Recuerdos de siempre: Fernandina, mi favorita
“Confirmé que la magia de Fernandina es imperecedera, y toca a todos por igual; mi madre reconoció también, en la silueta del joven volcán, a la boa que ha tragado un elefante”.
El sombrero, o la boa que se tragó un elefante, Fernandina. Tal vez por esa asociación con un libro de mi infancia, dulce y tan lleno de verdades, o tal vez por su belleza indomable, misteriosa, o por su geología de lavas frescas o por sus lobos, los más inocentes de Galápagos, Fernandina es mi isla favorita.
La veo desde el barco y aspiro sus aires, su magia envolvente. En sus alrededores, gracias a los afloramientos de la corriente de Cromwell, hay posibilidades de mamíferos marinos. Caminé por sus senderos, como no lo hacía hace mucho tiempo. En segundos me sentí transportada al mismo lugar, a aquel que no es espacio, sino tiempo, sentimiento. Al de dulces nostalgias, a la edad de la inocencia.
Recuerdo cuando me vestía de manera especial el día que bajaba a la isla. Una vez por semana me ponía aquellos aretes de porcelana de mi abuelita, o mi gorro favorito, de Guatemala, de muchos colores, porque por lo demás debía vestir el mismo uniforme de siempre. Pero a Fernandina yo iba “emperifollada”. Recuerdo cuando 30 pingüinos se acercaron a “despedirse” de mí, porque me ausentaba un par de años. Rodearon la panga, se pasaban por debajo, y yo convencida de que era un adiós, porque en Fernandina no tenía manera de dominar mi imaginación; y nunca volví a presenciar algo parecido.
Años atrás podíamos nadar al sur de Punta Espinoza, donde solo el que conoce sabe navegar entre los bajos. Lava pahoehoe a un lado, lava Aa al otro, un canal estrecho entre roca joven, de apenas cientos de años, y al final, la perfecta piscina circular, escondida, de aguas que brillan como espejo, porque son heladas. En sus orillas crecen mangles rojos, y sobre la roca inerte viven cactus de lava, como prueba de que la vida encuentra siempre algún intersticio donde arraigarse e imponerse.

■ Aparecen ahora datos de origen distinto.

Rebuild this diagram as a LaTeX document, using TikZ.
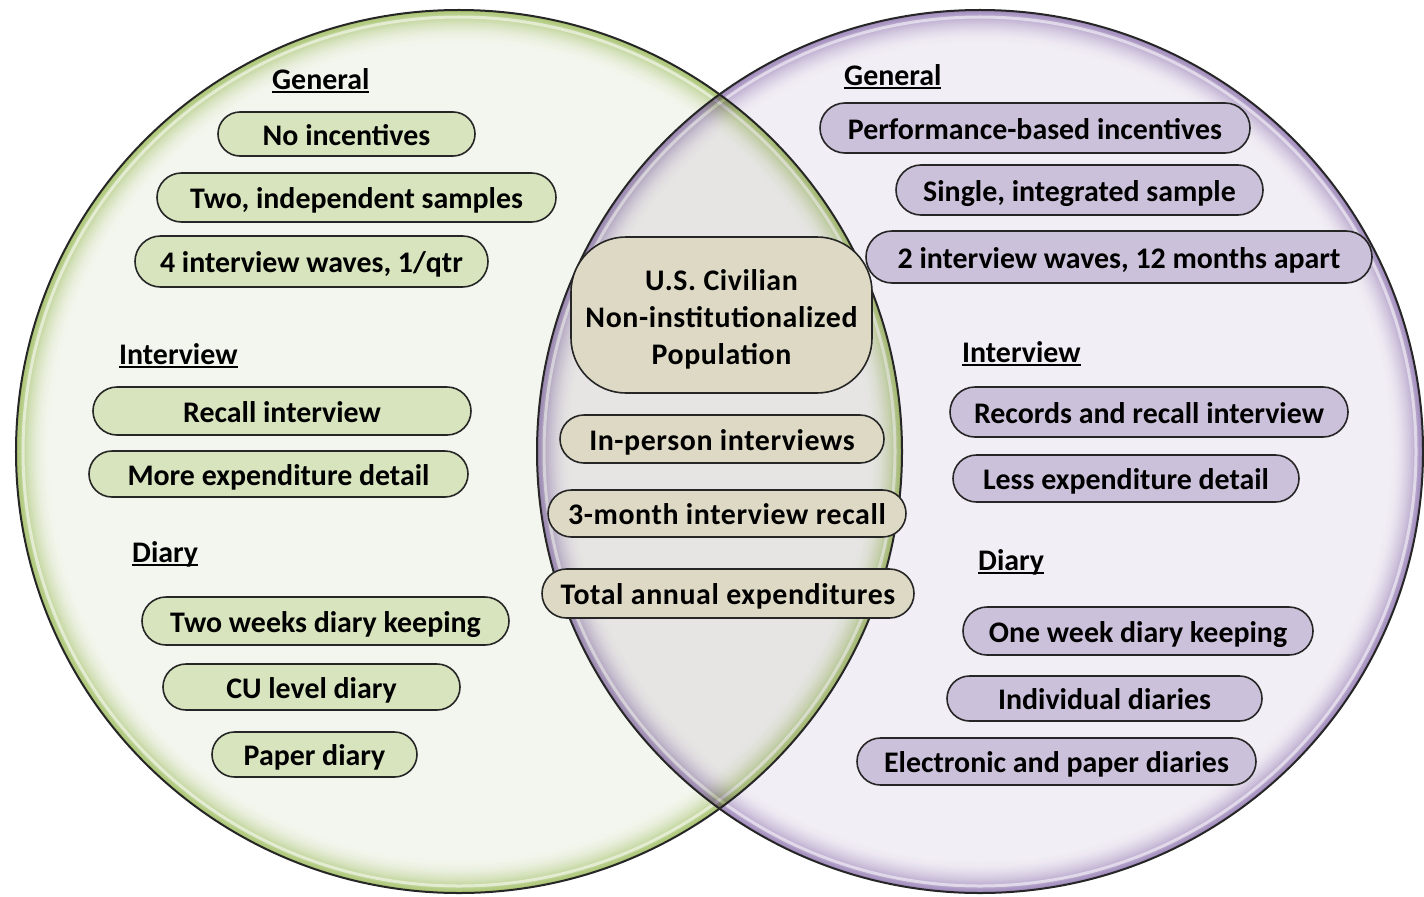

Era increíble hacer buceo de superficie en esta laguna “secreta”. De pronto aparecían pingüinos entre las raíces de los manglares, algo tan aparentemente absurdo, incongruente, pero en Fernandina todo es posible. Abundaban bacalaos, gordos, o surcaban de pronto pargos juveniles, o peces loro arcoíris. Todo lucía nuevo, lustrado por aguas a 17 grados centígrados, y al salir de la piscina, el viejo coral gigante, blanco, moribundo siempre, evidencia de tiempos más cálidos.
Mi frase trillada en Fernandina se repetía al atardecer. Pedía a los pasajeros que miraran al oeste, de donde debía surgir la siguiente isla, resultado del punto caliente y la placa tectónica en su constante movimiento en dirección al continente americano. Les decía que tal vez el sol ocultándose bajo el horizonte, no era tal, sino el nacimiento de un nuevo volcán. Y secretamente, me lo creía.
Hoy compartí Fernandina con mi madre; vimos las mismas panzudas iguanas retornando a la orilla luego de su festín de algas. Seguían los peces damiselas, territoriales como son, empujando con sus diminutos cuerpos a cualquier iguana entrometida en su jardín de plantas acuáticas; son graciosas criaturas, cien veces más pequeños que una iguana, pero lo que carecen en tamaño lo compensan con determinación.
Confirmé que la magia de Fernandina es imperecedera, y toca a todos por igual; mi madre reconoció también, en la silueta del joven volcán, a la boa que ha tragado un elefante. Y yo fui doblemente feliz de verla a ella feliz, y transportada a ese lugar, que no es espacio, sino tiempo, sentimientos.